#40jours #prologue | porosité

A mesure qu’approche la date du déménagement qui me fera quitter cette ville tant aimée, mes nuits d’insomnie mêlent tous les lieux qui m’ont façonnée.

Restent des pissenlits qui insistent pour sortir la tête d’entre deux pavés, rue du Viaduc à Ixelles, des petites souris dans des greniers d’immeubles criblés de routes invisibles aux humains à Jette, 3ème étage d’un immeuble brinquebalent mais rénové à l’intérieur façon design contemporain, grands espaces ouverts, murs blancs et beaux planchers, qui sursautent à chaque fois que, sur l’avenue, passe une voiture plus lourde que les autres.  Reste une lumière rosée à la tombée des ciels mouillés sur les murs en brique rouge  des facades bien alignés. Comme une menace surgit le profil noir d’un rat qui fouine autour des tentes de réfugiés posés à même les pavés sous la plateforme du métro aérien, station Stalingrad.  S’y collent des odeurs de poissons, des cris de mouettes. Des cadavres de blattes sur les trottoirs le soir, dans le quartier « de la Rive d’en face » de Smyrne la brûlée. Seulement  leurs cadavres, pauvres mais énormes blattes collées à des trottoirs imbibés d’insecticide dans cette ville chaleureuse mais dont on devine pourtant la cruauté et la folie : le monde animal de mes trois communes, de mes trois  villes, de mes deux continents.

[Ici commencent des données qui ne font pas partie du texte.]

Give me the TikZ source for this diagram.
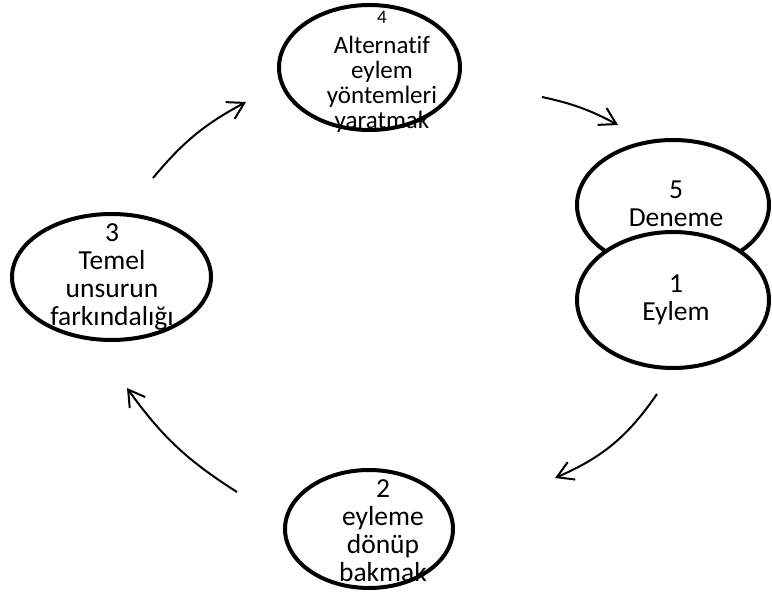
\documentclass[tikz,border=0pt]{standalone}
\usepackage{fontspec}
\setmainfont{Carlito}[Ligatures=NoCommon]
\usetikzlibrary{shapes.geometric,arrows.meta}
\begin{document}
\begin{tikzpicture}[x=1pt,y=-1pt,
  oval/.style={ellipse, draw=black, line width=4pt, fill=white, inner sep=0pt},
  lbl/.style={align=center, inner sep=0pt, anchor=north, font=\fontsize{27.5}{28}\selectfont},
  smalllbl/.style={lbl, font=\fontsize{25}{25}\selectfont},
  flow/.style={line width=2pt, -{Straight Barb[length=16pt,width=19pt]}}]
\useasboundingbox (0,0) rectangle (772,601);

% stages of the cycle
\node[oval, minimum width=181pt, minimum height=125pt] (e4) at (369.5,67.5) {};
\node[oval, minimum width=192pt, minimum height=130pt] (e5) at (673,205) {};
\node[oval, minimum width=192pt, minimum height=136pt] (e1) at (673,300) {};
\node[oval, minimum width=199pt, minimum height=126pt] (e3) at (111.5,277) {};
\node[oval, minimum width=168pt, minimum height=118pt] (e2) at (369,529) {};

% stage texts
\node[smalllbl] (t4) at (382,11) {{\fontsize{19}{20}\selectfont 4}\\[5pt]Alternatif\\eylem\\yöntemleri\\yaratmak};
\node[lbl] (t5) at (676,181) {5\\Deneme};
\node[lbl] (t1) at (676,275) {1\\Eylem};
\node[lbl] (t3) at (112,223) {3\\Temel\\unsurun\\farkındalığı};
\node[lbl] (t2) at (383,479) {2\\eyleme\\dönüp\\bakmak};

% arrow ends
\coordinate (a34s) at (153,178);
\coordinate (a34e) at (246,102);
\coordinate (a45s) at (542,97);
\coordinate (a45e) at (618,125);
\coordinate (a12s) at (657,394);
\coordinate (a12e) at (555,478);
\coordinate (a23s) at (237,492);
\coordinate (a23e) at (127,388);

% clockwise arrows, bowed outwards
\draw[flow] (a34s) to[bend left=11] (a34e);
\draw[flow] (a45s) to[bend left=8] (a45e);
\draw[flow] (a12s) to[bend left=16] (a12e);
\draw[flow] (a23s) to[bend left=11] (a23e);
\end{tikzpicture}
\end{document}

Restent des briques, sorties des ventres des Belges, des pierres de taille arrachées aux carrières de l’Oise, du ciment poreux et trafiqué et ne resistant pas aux tremblements des  terres: le règne minéral des trois villes qui tissent mon ossature.

Restent l’autoroute urbaine qui ne surplombe que des avenues sur cette ville asséchée mais tirée des marais, les lézards et la guerrière qui a froid figée depuis des siècles sur son pont doré, des ferrys qui font des allers-retours entre les deux rives de la ville à la mer polluée ferrys dont on pourrait se passer juste en suivant la rive : les ponts de mes trois villes, quatre communes, deux continents. Sublime, grotesque, humain, mêlé, tout ensemble : Viaduc du Midi, Pont Alexandre III, golfe d’Egée : Bruxelles, Paris, Izmir.

A propos de Julidé

Dans à peu près 40 jours je vais quitter Bruxelles. Cet atelier #Les40jours m'est donc prédestiné : merci François Bon ! J'espère que la belle ville me laissera partir plus sereinement après mon hommage écrit. Que ces 40 jours 40 nuits me permettent de retrouver le chemin de mes mots. J'ai aussi hâte de vous lire !

2 commentaires à propos de “#40jours #prologue | porosité”

  1. Je n’ai pas retrouvé la trace de la proposition, mais le voyage est bien beau, merci !
    Remarque technique : je pense qu’il faut décocher la catégorie progression#10 qui s’affiche par défaut (le bug dont parlait François tout à l’heure)

  2. J’aime beaucoup ces images qui mêlent plusieurs rives et assemblent des souvenirs de pierres et de gens.